[Dataset section]

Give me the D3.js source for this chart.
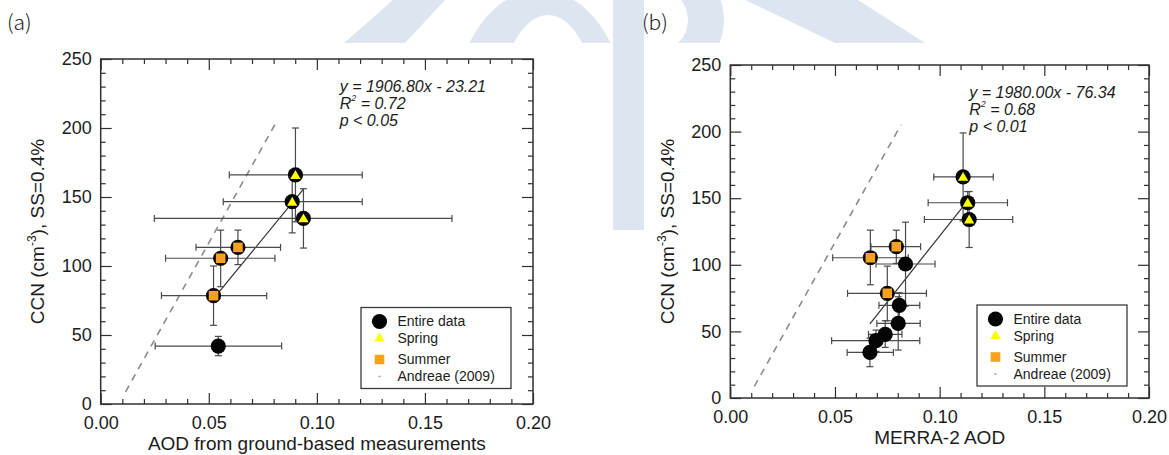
<!DOCTYPE html>
<html>
<head>
<meta charset="utf-8">
<script src="https://cdn.jsdelivr.net/npm/d3@7"></script>
<style>
  html, body { margin: 0; padding: 0; background: #fff; }
  svg { display: block; }
  text { font-family: "Liberation Sans", Arial, Helvetica, sans-serif; fill: #1c1c1c; }
</style>
</head>
<body>
<svg id="fig" width="1169" height="455"></svg>
<script>
// ---------------- data ----------------
const xTickValues = [0, 0.05, 0.10, 0.15, 0.20];
const yTickValues = [0, 50, 100, 150, 200, 250];
const legendLabels = ["Entire data", "Spring", "Summer", "Andreae (2009)"];
const panelLetters = ["(a)", "(b)"];
const xTitles = ["AOD from ground-based measurements", "MERRA-2 AOD"];

// Andreae (2009) reference relation (dashed)
const andreaeAod = [0.0115, 0.0815];
const andreaeCcn = [8.8, 205];

// (a) ground-based AOD
const gSpringAod    = [0.0901, 0.0886, 0.0938];
const gSpringCcn    = [166, 146.6, 134.5];
const gSpringAodErr = [[0.0595, 0.1210], [0.0567, 0.1210], [0.0248, 0.1625]];
const gSpringCcnErr = [[132, 200], [124, 169], [113, 156]];
const gSummerAod    = [0.0555, 0.0635, 0.0522];
const gSummerCcn    = [105.6, 113.5, 78.5];
const gSummerAodErr = [[0.0300, 0.0806], [0.0441, 0.0832], [0.0281, 0.0768]];
const gSummerCcnErr = [[85, 126], [101, 126], [57, 100]];
const gOtherAod     = [0.0544];
const gOtherCcn     = [42];
const gOtherAodErr  = [[0.0252, 0.0837]];
const gOtherCcnErr  = [[35, 49]];
const gFit          = [1906.80, -23.21];   // slope, intercept
const gFitText      = ["1906.80", "23.21", "0.72", "0.05"];

// (b) MERRA-2 AOD
const mSpringAod    = [0.1112, 0.1134, 0.1141];
const mSpringCcn    = [166, 146.6, 134];
const mSpringAodErr = [[0.0972, 0.1256], [0.0945, 0.1324], [0.0927, 0.1349]];
const mSpringCcnErr = [[133, 199], [138, 155], [113, 155]];
const mSummerAod    = [0.0669, 0.0793, 0.0750];
const mSummerCcn    = [105.3, 113.6, 78.6];
const mSummerAodErr = [[0.0489, 0.0850], [0.0672, 0.0909], [0.0560, 0.0937]];
const mSummerCcnErr = [[85, 126], [101, 126], [58, 99]];
const mOtherAod     = [0.0837, 0.0807, 0.0802, 0.0740, 0.0696, 0.0667];
const mOtherCcn     = [100.6, 69.6, 56, 47.8, 43, 34.2];
const mOtherAodErr  = [[0.0696, 0.0978], [0.0710, 0.0905], [0.0700, 0.0907], [0.0660, 0.0820], [0.0484, 0.0905], [0.0558, 0.0779]];
const mOtherCcnErr  = [[69, 132], [60, 79], [36, 76], [38, 58], [35, 51], [23.5, 45]];
const mFit          = [1980.00, -76.34];
const mFitText      = ["1980.00", "76.34", "0.68", "0.01"];

// ---------------- drawing ----------------
const svg = d3.select("#fig");
const ORANGE = "#f6a21e", YELLOW = "#ffff00", BAR = "#4a4a4a", FRAME = "#303030";

// faint background lettering
const wm = svg.append("g").attr("fill", "#dde6f0");
wm.append("path").attr("d", d3.line()([[344, 43], [405, 43], [445, 0], [393, 0]]) + "Z");
wm.append("clipPath").attr("id", "band").append("rect")
  .attr("x", 0).attr("y", 0).attr("width", 1169).attr("height", 43);
wm.append("path").attr("clip-path", "url(#band)").attr("fill-rule", "evenodd")
  .attr("d", "M455,110 a85,120 0 1,0 170,0 a85,120 0 1,0 -170,0 Z M500,110 a48,95 0 1,0 96,0 a48,95 0 1,0 -96,0 Z");
wm.append("rect").attr("x", 613).attr("y", 0).attr("width", 31).attr("height", 230);
wm.append("path").attr("clip-path", "url(#band)").attr("fill-rule", "evenodd")
  .attr("d", "M644,-40 h20 a60,60 0 0,1 0,120 h-20 Z M644,-10 h16 a28,30 0 0,1 0,60 h-16 Z");
wm.append("path").attr("d", d3.line()([[745, 0], [858, 0], [925, 43], [835, 43]]) + "Z");

function panel(cfg) {
  const g = svg.append("g");
  const x = d3.scaleLinear().domain([0, 0.2]).range([cfg.left, cfg.right]);
  const y = d3.scaleLinear().domain([0, 250]).range([cfg.bottom, cfg.top]);
  const W = cfg.right - cfg.left, H = cfg.bottom - cfg.top;

  // panel letter
  svg.append("text").attr("x", cfg.letterX).attr("y", 30)
    .style("font-family", '"Noto Sans CJK KR", "Noto Sans", sans-serif')
    .style("font-size", "21px").style("font-weight", 300).style("fill", "#222")
    .text(cfg.letter);

  // ticks on all four sides (inward)
  const minorX = d3.range(0, 0.2001, 0.01).filter(v => Math.abs(v / 0.05 - Math.round(v / 0.05)) > 1e-6);
  const minorY = d3.range(0, 250.1, 10).filter(v => v % 50 !== 0);
  const axStyle = sel => { sel.select(".domain").remove();
    sel.selectAll(".tick line").attr("stroke", FRAME).attr("stroke-width", 1.2); };

  g.append("g").attr("transform", `translate(0,${cfg.bottom})`)
    .call(d3.axisBottom(x).tickValues(xTickValues).tickFormat(d3.format(".2f")).tickSize(-11).tickPadding(12))
    .call(axStyle)
    .call(s => s.selectAll("text").style("font-size", "18px").style("font-family", '"Liberation Sans", Arial, sans-serif').attr("fill", "#1c1c1c"));
  g.append("g").attr("transform", `translate(0,${cfg.bottom})`)
    .call(d3.axisBottom(x).tickValues(minorX).tickFormat("").tickSize(-5)).call(axStyle);
  g.append("g").attr("transform", `translate(0,${cfg.top})`)
    .call(d3.axisTop(x).tickValues(xTickValues).tickFormat("").tickSize(-11)).call(axStyle);
  g.append("g").attr("transform", `translate(0,${cfg.top})`)
    .call(d3.axisTop(x).tickValues(minorX).tickFormat("").tickSize(-5)).call(axStyle);

  g.append("g").attr("transform", `translate(${cfg.left},0)`)
    .call(d3.axisLeft(y).tickValues(yTickValues).tickFormat(d3.format("d")).tickSize(-11).tickPadding(9))
    .call(axStyle)
    .call(s => s.selectAll("text").style("font-size", "18px").style("font-family", '"Liberation Sans", Arial, sans-serif').attr("fill", "#1c1c1c"));
  g.append("g").attr("transform", `translate(${cfg.left},0)`)
    .call(d3.axisLeft(y).tickValues(minorY).tickFormat("").tickSize(-5)).call(axStyle);
  g.append("g").attr("transform", `translate(${cfg.right},0)`)
    .call(d3.axisRight(y).tickValues(yTickValues).tickFormat("").tickSize(-11)).call(axStyle);
  g.append("g").attr("transform", `translate(${cfg.right},0)`)
    .call(d3.axisRight(y).tickValues(minorY).tickFormat("").tickSize(-5)).call(axStyle);

  // frame
  g.append("rect").attr("x", cfg.left).attr("y", cfg.top).attr("width", W).attr("height", H)
    .attr("fill", "none").attr("stroke", FRAME).attr("stroke-width", 1.5);

  // axis titles
  g.append("text").attr("x", (cfg.left + cfg.right) / 2).attr("y", cfg.bottom + 46)
    .attr("text-anchor", "middle").style("font-size", "19px").text(cfg.xTitle);
  const yt = g.append("text").attr("transform", `translate(${cfg.yTitleX},${(cfg.top + cfg.bottom) / 2}) rotate(-90)`)
    .attr("text-anchor", "middle").style("font-size", "19px");
  yt.append("tspan").text("CCN (cm");
  yt.append("tspan").attr("dy", -8).style("font-size", "12px").text("-3");
  yt.append("tspan").attr("dy", 8).text("), SS=0.4%");

  // Andreae dashed relation
  g.append("path").datum(andreaeAod.map((a, i) => [a, andreaeCcn[i]]))
    .attr("d", d3.line().x(d => x(d[0])).y(d => y(d[1])))
    .attr("fill", "none").attr("stroke", "#8c8c8c").attr("stroke-width", 1.6).attr("stroke-dasharray", "7,6");

  // regression line over the data range
  const allAod = [...cfg.other.aod, ...cfg.spring.aod, ...cfg.summer.aod];
  const [x0, x1] = d3.extent(allAod);
  g.append("line")
    .attr("x1", x(x0)).attr("y1", y(cfg.fit[0] * x0 + cfg.fit[1]))
    .attr("x2", x(x1)).attr("y2", y(cfg.fit[0] * x1 + cfg.fit[1]))
    .attr("stroke", "#333").attr("stroke-width", 1.2);

  // error bars
  const groups = [cfg.other, cfg.summer, cfg.spring];
  const eb = g.append("g").attr("stroke", BAR).attr("stroke-width", 1.2).attr("fill", "none");
  groups.forEach(s => s.aod.forEach((a, i) => {
    const c = s.ccn[i], [xl, xh] = s.aodErr[i], [yl, yh] = s.ccnErr[i];
    eb.append("line").attr("x1", x(xl)).attr("x2", x(xh)).attr("y1", y(c)).attr("y2", y(c));
    eb.append("line").attr("x1", x(xl)).attr("x2", x(xl)).attr("y1", y(c) - 3.5).attr("y2", y(c) + 3.5);
    eb.append("line").attr("x1", x(xh)).attr("x2", x(xh)).attr("y1", y(c) - 3.5).attr("y2", y(c) + 3.5);
    eb.append("line").attr("x1", x(a)).attr("x2", x(a)).attr("y1", y(yl)).attr("y2", y(yh));
    eb.append("line").attr("x1", x(a) - 3.5).attr("x2", x(a) + 3.5).attr("y1", y(yl)).attr("y2", y(yl));
    eb.append("line").attr("x1", x(a) - 3.5).attr("x2", x(a) + 3.5).attr("y1", y(yh)).attr("y2", y(yh));
  }));

  // every point belongs to the entire data set (black circle)
  groups.forEach(s => s.aod.forEach((a, i) => {
    g.append("circle").attr("cx", x(a)).attr("cy", y(s.ccn[i])).attr("r", 7.6).attr("fill", "#050505");
  }));
  const tri = d3.symbol().type(d3.symbolTriangle).size(46);
  const sq = d3.symbol().type(d3.symbolSquare).size(92);
  cfg.spring.aod.forEach((a, i) => g.append("path").attr("d", tri)
    .attr("transform", `translate(${x(a)},${y(cfg.spring.ccn[i]) + 1})`).attr("fill", YELLOW));
  cfg.summer.aod.forEach((a, i) => g.append("path").attr("d", sq)
    .attr("transform", `translate(${x(a)},${y(cfg.summer.ccn[i])})`).attr("fill", ORANGE));

  // regression statistics
  const tx = cfg.left + 239, ty = cfg.top + 33, lh = 17;
  const eq = g.append("g").style("font-size", "16px").style("font-style", "italic");
  eq.append("text").attr("x", tx).attr("y", ty).text(`y = ${cfg.fitText[0]}x - ${cfg.fitText[1]}`);
  const r2 = eq.append("text").attr("x", tx).attr("y", ty + lh);
  r2.append("tspan").text("R");
  r2.append("tspan").attr("dy", -8).style("font-size", "9px").text("2");
  r2.append("tspan").attr("dy", 8).text(` = ${cfg.fitText[2]}`);
  eq.append("text").attr("x", tx).attr("y", ty + 2 * lh).text(`p < ${cfg.fitText[3]}`);

  // legend
  const lx = cfg.right - 22 - 150, ly = cfg.legendTop;
  const lg = g.append("g");
  lg.append("rect").attr("x", lx).attr("y", ly).attr("width", 150).attr("height", 81)
    .attr("fill", "#fff").attr("stroke", "#3a3a3a").attr("stroke-width", 1.3);
  const rows = [14, 31, 52, 69];
  lg.append("circle").attr("cx", lx + 18.5).attr("cy", ly + rows[0]).attr("r", 7.6).attr("fill", "#050505");
  lg.append("path").attr("d", tri).attr("transform", `translate(${lx + 18.5},${ly + rows[1]})`).attr("fill", YELLOW);
  lg.append("path").attr("d", sq).attr("transform", `translate(${lx + 18.5},${ly + rows[2]})`).attr("fill", ORANGE);
  lg.append("line").attr("x1", lx + 17.5).attr("x2", lx + 19.5).attr("y1", ly + rows[3]).attr("y2", ly + rows[3])
    .attr("stroke", "#999").attr("stroke-width", 1.5);
  legendLabels.forEach((t, i) => lg.append("text").attr("x", lx + 36.5).attr("y", ly + rows[i])
    .attr("dy", "0.35em").style("font-size", "14px").text(t));
}

panel({
  letter: panelLetters[0], letterX: 7, xTitle: xTitles[0], yTitleX: 44,
  left: 100.7, right: 533, top: 59, bottom: 404, legendTop: 307.5,
  spring: { aod: gSpringAod, ccn: gSpringCcn, aodErr: gSpringAodErr, ccnErr: gSpringCcnErr },
  summer: { aod: gSummerAod, ccn: gSummerCcn, aodErr: gSummerAodErr, ccnErr: gSummerCcnErr },
  other:  { aod: gOtherAod,  ccn: gOtherCcn,  aodErr: gOtherAodErr,  ccnErr: gOtherCcnErr },
  fit: gFit, fitText: gFitText
});
panel({
  letter: panelLetters[1], letterX: 642, xTitle: xTitles[1], yTitleX: 674,
  left: 730.3, right: 1149, top: 65, bottom: 398, legendTop: 305,
  spring: { aod: mSpringAod, ccn: mSpringCcn, aodErr: mSpringAodErr, ccnErr: mSpringCcnErr },
  summer: { aod: mSummerAod, ccn: mSummerCcn, aodErr: mSummerAodErr, ccnErr: mSummerCcnErr },
  other:  { aod: mOtherAod,  ccn: mOtherCcn,  aodErr: mOtherAodErr,  ccnErr: mOtherCcnErr },
  fit: mFit, fitText: mFitText
});
</script>
</body>
</html>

[Exercise details] From the first line above through the line containing "const andreaeCcn = [8.8, 205];", copy everything exactly, without the pictures.

[Expected answer]
Give me the D3.js source for this chart.
<!DOCTYPE html>
<html>
<head>
<meta charset="utf-8">
<script src="https://cdn.jsdelivr.net/npm/d3@7"></script>
<style>
  html, body { margin: 0; padding: 0; background: #fff; }
  svg { display: block; }
  text { font-family: "Liberation Sans", Arial, Helvetica, sans-serif; fill: #1c1c1c; }
</style>
</head>
<body>
<svg id="fig" width="1169" height="455"></svg>
<script>
// ---------------- data ----------------
const xTickValues = [0, 0.05, 0.10, 0.15, 0.20];
const yTickValues = [0, 50, 100, 150, 200, 250];
const legendLabels = ["Entire data", "Spring", "Summer", "Andreae (2009)"];
const panelLetters = ["(a)", "(b)"];
const xTitles = ["AOD from ground-based measurements", "MERRA-2 AOD"];

// Andreae (2009) reference relation (dashed)
const andreaeAod = [0.0115, 0.0815];
const andreaeCcn = [8.8, 205];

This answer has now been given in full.